"Perhaps you are a better person than I am. I hope you are. But, if you’re like me, take this moment to remind yourself: we are parts of the problems in this world. We acknowledge that we are part of a broken society, yet we are participants in this brokenness, and we are fools if, even in our activism to change it, we separate ourselves from it."
Last
weekend, I went to the Minnesota State Green Party Annual Meeting, yet I drove
125 miles round trip, on my own, in my gas-guzzler of a car, in order to get
there. I call myself anti-corporate, but as I write this, every piece of
clothing that I’m wearing was bought at Target. I seek ideals like economic and
racial justice, but as I work towards those goals, I'm attending one of the
whitest, most expensive colleges in the richest country in the world.
Perhaps
you are a better person than I am. I hope you are. But, if you’re like me,
take this moment to remind yourself: we are parts of the problems in this world.

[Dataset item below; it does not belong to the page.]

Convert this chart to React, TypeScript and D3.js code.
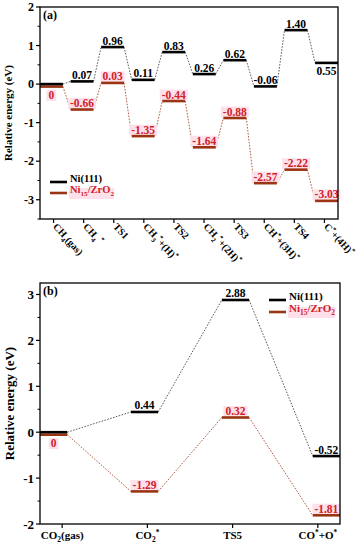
import React from "react";
import * as d3 from "d3";

const topCategories = ["CH4(gas)", "CH4 *", "TS1", "CH3*+(H)*", "TS2", "CH2*+(2H)*", "TS3", "CH*+(3H)*", "TS4", "C*+(4H)*"];
const topNi111 = [0, 0.07, 0.96, 0.11, 0.83, 0.26, 0.62, -0.06, 1.4, 0.55];
const topNiZrO2 = [0, -0.66, 0.03, -1.35, -0.44, -1.64, -0.88, -2.57, -2.22, -3.03];
const topNi111Below = [false, false, false, false, false, false, false, false, false, true];
const topYTicks = [-3, -2, -1, 0, 1, 2];

const bottomCategories = ["CO2(gas)", "CO2*", "TS5", "CO*+O*"];
const bottomNi111 = [0, 0.44, 2.88, -0.52];
const bottomNiZrO2 = [0, -1.29, 0.32, -1.81];
const bottomNi111Below = [false, false, false, false];
const bottomYTicks = [-2, -1, 0, 1, 2, 3];

const seriesNames = ["Ni(111)", "Ni15/ZrO2"];

const FONT = "'Liberation Serif', 'Times New Roman', serif";
const BLACK = "#000";
const BROWN = "#9a3412";
const RED_TEXT = "#d0202a";
const PINK = "#fde0ea";

type Seg = { t: string; k: "n" | "sub" | "sup" };

function parse(s: string): Seg[] {
  const segs: Seg[] = [];
  for (let i = 0; i < s.length; i++) {
    const c = s[i];
    const prev = i > 0 ? s[i - 1] : "";
    let k: Seg["k"] = "n";
    if (c === "*") k = "sup";
    else if (/[0-9]/.test(c)) {
      const prevIsLetter = /[A-Za-z]/.test(prev) && prev !== "S";
      const prevIsSubDigit = /[0-9]/.test(prev) && segs.length && segs[segs.length - 1].k === "sub";
      if (prevIsLetter || prevIsSubDigit) k = "sub";
    }
    const last = segs[segs.length - 1];
    if (last && last.k === k) last.t += c;
    else segs.push({ t: c, k });
  }
  return segs;
}

function Rich({ s, fs }: { s: string; fs: number }) {
  const segs = parse(s);
  let cur = 0;
  return (
    <>
      {segs.map((sg, i) => {
        const target = sg.k === "sub" ? fs * 0.3 : sg.k === "sup" ? -fs * 0.4 : 0;
        const dy = target - cur;
        cur = target;
        return (
          <tspan key={i} dy={dy} fontSize={sg.k === "n" ? fs : fs * 0.68}>
            {sg.t}
          </tspan>
        );
      })}
    </>
  );
}

const fmt = (v: number) => (v === 0 ? "0" : v.toFixed(2));
const textW = (s: string, fs: number) => {
  let w = 0;
  for (const c of s) w += c === "." ? 0.25 : c === "-" ? 0.333 : 0.5;
  return w * fs;
};

type PanelProps = {
  x0: number; x1: number; y0: number; y1: number;
  yDomain: [number, number];
  yTicks: number[];
  cats: string[];
  black: number[];
  red: number[];
  blackBelow: boolean[];
  paddingInner: number;
  tickPadding: number;
  rotated: boolean;
  tag: string;
  titleFs: number;
  titleX: number;
  tickFs: number;
  legendX: number;
  legendY: number;
  legendGap: number;
  legendFs: number;
  xLabelFs: number;
};

function Panel(p: PanelProps) {
  const y = d3.scaleLinear().domain(p.yDomain).range([p.y1, p.y0]);
  const idx = p.cats.map((_, i) => String(i));
  const xb = d3.scaleBand().domain(idx).range([p.x0, p.x1]).paddingInner(p.paddingInner).paddingOuter(0);
  const xt = d3.scalePoint().domain(idx).range([p.x0, p.x1]).padding(p.tickPadding);
  const bw = xb.bandwidth();
  const minor = d3.range(p.yDomain[0], p.yDomain[1] + 0.001, 0.5).filter((v) => !p.yTicks.includes(v));
  const labFs = 11.5;

  const redY = (i: number) => y(p.red[i]) + (p.red[i] === p.black[i] ? 2.5 : 0);

  const connectors = (vals: number[], yf: (i: number) => number, color: string) =>
    vals.slice(0, -1).map((_, i) => (
      <line
        key={color + i}
        x1={(xb(String(i)) as number) + bw}
        y1={yf(i)}
        x2={xb(String(i + 1)) as number}
        y2={yf(i + 1)}
        stroke={color}
        strokeWidth={0.8}
        strokeDasharray="1.6,1.4"
      />
    ));

  const lfs = p.legendFs;

  return (
    <g fontFamily={FONT} fontWeight="bold">
      {connectors(p.red, redY, BROWN)}
      {connectors(p.black, (i) => y(p.black[i]), "#333")}
      {p.red.map((v, i) => {
        const cx = (xb(String(i)) as number) + bw / 2;
        const below = v === 0;
        const by = below ? redY(i) + 12.5 : redY(i) - 2.5;
        const s = fmt(v);
        const w = textW(s, labFs);
        return (
          <g key={"rl" + i}>
            <rect x={cx - w / 2 - 2} y={by - 9} width={w + 4} height={11} fill={PINK} />
            <text x={cx} y={by} textAnchor="middle" fontSize={labFs} fill={RED_TEXT}>{s}</text>
          </g>
        );
      })}
      {p.red.map((v, i) => (
        <line key={"rb" + i} x1={xb(String(i)) as number} x2={(xb(String(i)) as number) + bw} y1={redY(i)} y2={redY(i)} stroke={BROWN} strokeWidth={2.6} />
      ))}
      {p.black.map((v, i) => (
        <line key={"bb" + i} x1={xb(String(i)) as number} x2={(xb(String(i)) as number) + bw} y1={y(v)} y2={y(v)} stroke={BLACK} strokeWidth={2.6} />
      ))}
      {p.black.map((v, i) => {
        if (v === 0 && i === 0) return null;
        const cx = (xb(String(i)) as number) + bw / 2;
        const by = p.blackBelow[i] ? y(v) + 12.5 : y(v) - 2.5;
        return (
          <text key={"bl" + i} x={cx} y={by} textAnchor="middle" fontSize={labFs} fill={BLACK}>{fmt(v)}</text>
        );
      })}
      <rect x={p.x0} y={p.y0} width={p.x1 - p.x0} height={p.y1 - p.y0} fill="none" stroke={BLACK} strokeWidth={1.3} />
      {p.yTicks.map((t) => (
        <g key={"yt" + t}>
          <line x1={p.x0 - 4} x2={p.x0} y1={y(t)} y2={y(t)} stroke={BLACK} strokeWidth={1.2} />
          <text x={p.x0 - 6} y={y(t)} dy="0.35em" textAnchor="end" fontSize={p.tickFs}>{t}</text>
        </g>
      ))}
      {minor.map((t) => (
        <line key={"ym" + t} x1={p.x0 - 2.5} x2={p.x0} y1={y(t)} y2={y(t)} stroke={BLACK} strokeWidth={1} />
      ))}
      {idx.map((d, i) => {
        const tx = xt(d) as number;
        return (
          <g key={"xt" + i}>
            <line x1={tx} x2={tx} y1={p.y1} y2={p.y1 + 4} stroke={BLACK} strokeWidth={1.2} />
            {p.rotated ? (
              <text transform={`translate(${tx - 1},${p.y1 + 8}) rotate(48)`} fontSize={p.xLabelFs} dy="0.7em">
                <Rich s={p.cats[i]} fs={p.xLabelFs} />
              </text>
            ) : (
              <text x={tx} y={p.y1 + 15} textAnchor="middle" fontSize={p.xLabelFs}>
                <Rich s={p.cats[i]} fs={p.xLabelFs} />
              </text>
            )}
          </g>
        );
      })}
      <text x={p.x0 + 3} y={p.y0 + 12} fontSize={12}>{p.tag}</text>
      <text transform={`translate(${p.titleX},${(p.y0 + p.y1) / 2}) rotate(-90)`} textAnchor="middle" fontSize={p.titleFs}>
        Relative energy (eV)
      </text>
      <g>
        <line x1={p.legendX} x2={p.legendX + 17} y1={p.legendY} y2={p.legendY} stroke={BLACK} strokeWidth={2.6} />
        <text x={p.legendX + 20} y={p.legendY} dy="0.33em" fontSize={lfs}>
          <Rich s={seriesNames[0]} fs={lfs} />
        </text>
        <line x1={p.legendX} x2={p.legendX + 17} y1={p.legendY + p.legendGap} y2={p.legendY + p.legendGap} stroke={BROWN} strokeWidth={2.6} />
        <rect x={p.legendX + 19} y={p.legendY + p.legendGap - 5} width={lfs * 4.3} height={11} fill={PINK} />
        <text x={p.legendX + 20} y={p.legendY + p.legendGap} dy="0.33em" fontSize={lfs} fill={RED_TEXT}>
          <Rich s={seriesNames[1]} fs={lfs} />
        </text>
      </g>
    </g>
  );
}

export default function App() {
  return (
    <svg width={358} height={550} style={{ position: "absolute", left: 0, top: 0, background: "#fff" }}>
      <Panel
        x0={40} x1={338} y0={7} y1={219}
        yDomain={[-3.5, 2]} yTicks={topYTicks}
        cats={topCategories} black={topNi111} red={topNiZrO2} blackBelow={topNi111Below}
        paddingInner={0.25} tickPadding={0.45} rotated={true} tag="(a)"
        titleFs={11} titleX={12} tickFs={12}
        legendX={50} legendY={182} legendGap={11} legendFs={10.5}
        xLabelFs={10}
      />
      <Panel
        x0={40} x1={340} y0={283} y1={524}
        yDomain={[-2, 3.25]} yTicks={bottomYTicks}
        cats={bottomCategories} black={bottomNi111} red={bottomNiZrO2} blackBelow={bottomNi111Below}
        paddingInner={0.7} tickPadding={0.26} rotated={false} tag="(b)"
        titleFs={13} titleX={14} tickFs={13}
        legendX={269} legendY={300} legendGap={12} legendFs={11}
        xLabelFs={11}
      />
    </svg>
  );
}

We acknowledge that we are part of a broken society, yet we are participants in
this brokenness, and we are fools if, even in our activism to change it, we
separate ourselves from it. If we criticize American wastefulness, yet we don’t
finish the food on our plate, we are ignorant. If we say that we support LGBT rights,
yet we (plan to) accept the rights that are granted to us in our own traditional
marriages, we are hypocrites. We are founded in the injustices, inequalities,
and general wrongness that we see in society today.
I’m
not necessarily asking that people completely reform their lives. To live a
sinless life is an expectation that is undoubtedly too high to ask of anyone.

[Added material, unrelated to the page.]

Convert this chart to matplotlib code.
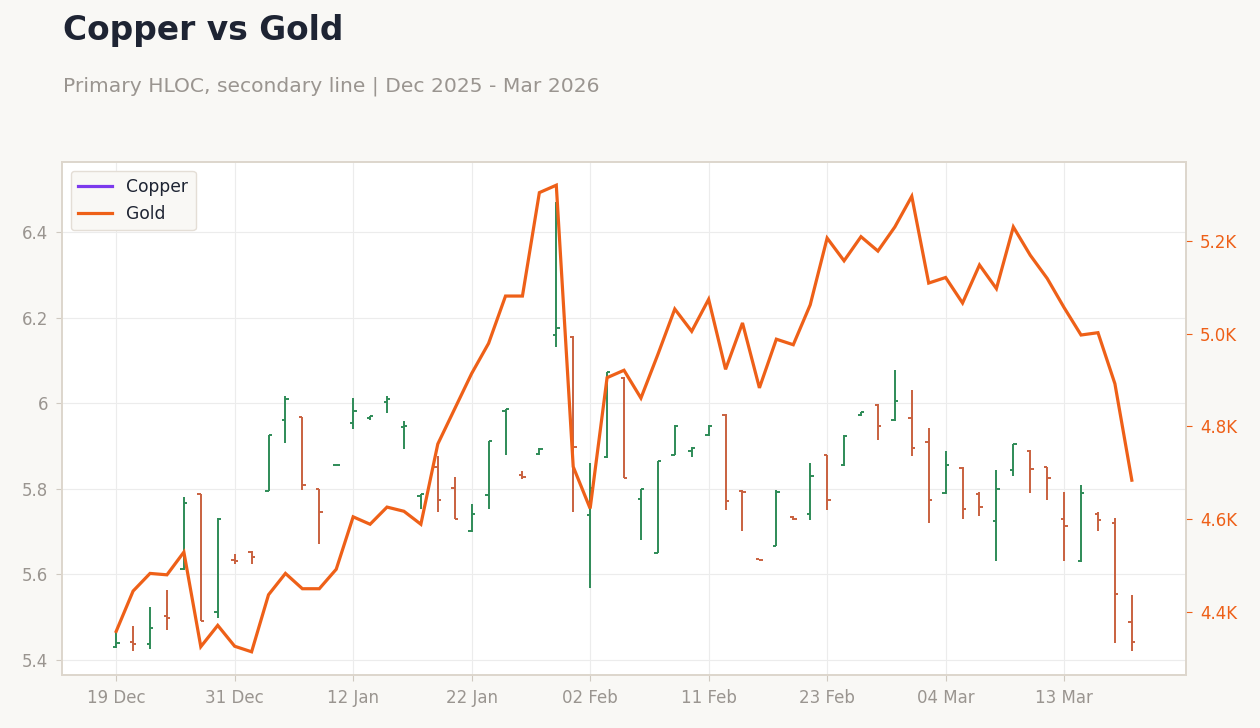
import numpy as np
import pandas as pd
import matplotlib
matplotlib.use('Agg')
import matplotlib.pyplot as plt
from matplotlib.lines import Line2D
from matplotlib.ticker import FuncFormatter

# trading days (US holidays skipped)
dates = pd.bdate_range('2025-12-19', periods=61, freq='C',
                       holidays=['2025-12-25', '2026-01-01', '2026-01-19', '2026-02-16'])

copper_open = [5.430, 5.442, 5.437, 5.502, 5.612, 5.789, 5.512, 5.633, 5.652, 5.796,
               5.962, 5.968, 5.799, 5.856, 5.954, 5.965, 6.004, 5.944, 5.783, 5.851,
               5.803, 5.701, 5.785, 5.981, 5.833, 5.882, 6.159, 6.155, 5.740, 5.874,
               6.059, 5.777, 5.651, 5.880, 5.888, 5.925, 5.972, 5.795, 5.635, 5.666,
               5.734, 5.742, 5.880, 5.855, 5.972, 5.995, 5.960, 5.966, 5.909, 5.790,
               5.849, 5.787, 5.724, 5.845, 5.888, 5.851, 5.730, 5.631, 5.742, 5.721, 5.489]
copper_high = [5.467, 5.479, 5.524, 5.563, 5.781, 5.789, 5.732, 5.648, 5.655, 5.925,
               6.016, 5.969, 5.800, 5.856, 6.012, 5.971, 6.018, 5.958, 5.789, 5.878,
               5.828, 5.765, 5.913, 5.987, 5.841, 5.895, 6.470, 6.157, 5.860, 6.074,
               6.061, 5.800, 5.864, 5.950, 5.899, 5.950, 5.974, 5.797, 5.635, 5.798,
               5.736, 5.860, 5.880, 5.926, 5.980, 5.999, 6.079, 6.030, 5.943, 5.888,
               5.850, 5.793, 5.845, 5.905, 5.890, 5.852, 5.793, 5.808, 5.747, 5.733, 5.553]
copper_low = [5.428, 5.420, 5.425, 5.471, 5.610, 5.491, 5.499, 5.625, 5.625, 5.796,
              5.907, 5.798, 5.672, 5.856, 5.940, 5.960, 5.978, 5.894, 5.752, 5.747,
              5.729, 5.699, 5.754, 5.880, 5.822, 5.880, 6.131, 5.747, 5.569, 5.873,
              5.825, 5.681, 5.650, 5.879, 5.874, 5.923, 5.751, 5.701, 5.634, 5.666,
              5.727, 5.728, 5.751, 5.853, 5.970, 5.915, 5.958, 5.877, 5.721, 5.788,
              5.730, 5.736, 5.631, 5.831, 5.791, 5.775, 5.631, 5.630, 5.701, 5.440, 5.420]
copper_close = [5.440, 5.438, 5.476, 5.498, 5.768, 5.491, 5.729, 5.631, 5.641, 5.925,
                6.011, 5.810, 5.746, 5.856, 5.983, 5.970, 6.011, 5.948, 5.787, 5.775,
                5.730, 5.742, 5.913, 5.986, 5.828, 5.894, 6.176, 5.898, 5.802, 6.073,
                5.825, 5.800, 5.864, 5.946, 5.895, 5.948, 5.771, 5.793, 5.634, 5.793,
                5.729, 5.831, 5.775, 5.923, 5.979, 5.947, 6.005, 5.896, 5.775, 5.856,
                5.754, 5.757, 5.800, 5.904, 5.847, 5.826, 5.713, 5.790, 5.728, 5.555, 5.442]
gold = [4358, 4445, 4483, 4480, 4529, 4325, 4371, 4326, 4314, 4437,
        4483, 4450, 4450, 4492, 4605, 4589, 4626, 4617, 4589, 4762,
        4838, 4914, 4979, 5081, 5081, 5304, 5320, 4713, 4623, 4905,
        4921, 4861, 4955, 5053, 5005, 5074, 4923, 5023, 4883, 4988,
        4976, 5062, 5206, 5157, 5209, 5178, 5230, 5296, 5109, 5121,
        5066, 5148, 5097, 5230, 5169, 5119, 5056, 4997, 5002, 4892, 4684]

UP = '#2e8b57'
DOWN = '#c9613f'
GOLD = '#ee6018'
PURPLE = '#7c3aed'
GREY = '#9a9590'
BG = '#f9f8f5'
SPINE = '#ddd6cc'

x = np.arange(len(dates))
o = np.array(copper_open)
h = np.array(copper_high)
l = np.array(copper_low)
c = np.array(copper_close)
cols = np.where(c >= o, UP, DOWN)

fig = plt.figure(figsize=(12.6, 7.28), dpi=100, facecolor=BG)
ax = fig.add_axes([62/1260, 1 - 675/728, (1186 - 62)/1260, (675 - 162)/728])
ax.set_facecolor('white')

tw = 0.2
ax.vlines(x, l, h, colors=cols, lw=1.4)
ax.hlines(o, x - tw, x, colors=cols, lw=1.4)
ax.hlines(c, x, x + tw, colors=cols, lw=1.4)

ax.set_xlim(-3.2, 63.2)
ax.set_ylim(5.365, 6.564)
ax.set_yticks(np.arange(5.4, 6.41, 0.2))
ax.yaxis.set_major_formatter(FuncFormatter(lambda v, p: f'{round(v, 1):g}'))
ax.set_xticks(x[::7])
ax.set_xticklabels(dates[::7].strftime('%d %b'))
ax.grid(True, color='#ececec', lw=0.8)
ax.set_axisbelow(True)
ax.tick_params(axis='both', colors='#cfc9c0', labelcolor=GREY, labelsize=12, length=4, width=0.8, pad=6)
for s in ax.spines.values():
    s.set_color(SPINE)
    s.set_linewidth(1.2)

ax2 = ax.twinx()
ax2.plot(x, gold, color=GOLD, lw=2.3, solid_joinstyle='miter')
ax2.set_ylim(4264, 5370)
ax2.set_yticks(np.arange(4400, 5201, 200))
ax2.yaxis.set_major_formatter(FuncFormatter(lambda v, p: f'{v/1000:.1f}K'))
ax2.tick_params(axis='y', colors=GOLD, labelcolor=GOLD, labelsize=12, length=4, width=0.8, pad=6)
for s in ax2.spines.values():
    s.set_color(SPINE)
    s.set_linewidth(1.2)

handles = [Line2D([], [], color=PURPLE, lw=2.3), Line2D([], [], color=GOLD, lw=2.3)]
leg = ax2.legend(handles, ['Copper', 'Gold'], loc='upper left', fontsize=12.3,
                 frameon=True, facecolor=BG, edgecolor='#e4ded6', framealpha=1,
                 borderpad=0.45, handlelength=2.0)
for t in leg.get_texts():
    t.set_color('#1e2433')

fig.text(63/1260, 1 - 40/728, 'Copper vs Gold', fontsize=23.7, fontweight='bold',
         color='#1e2433', va='baseline', ha='left')
fig.text(63/1260, 1 - 91/728, 'Primary HLOC, secondary line | Dec 2025 - Mar 2026',
         fontsize=14.6, color=GREY, va='baseline', ha='left')

fig.savefig('out.png', dpi=100, facecolor=BG)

However, I do think that it is imperative to, at the very least, acknowledge
our own personal shortcomings. Recognize that we are “getting a bargain” at a
department store at the expense of the 40-year-old cashier who makes a minimum
wage half as high as it ought to be. Realize that, while we criticize the “1%,”
we are, in a universal sense, just that. If we are to truly be “Leaders for
Social Change,” we must be perceptive to these things, for, in a very real way,
we are limited in the meaningful changes we can make in the world by the
meaningful changes we are willing to make within ourselves.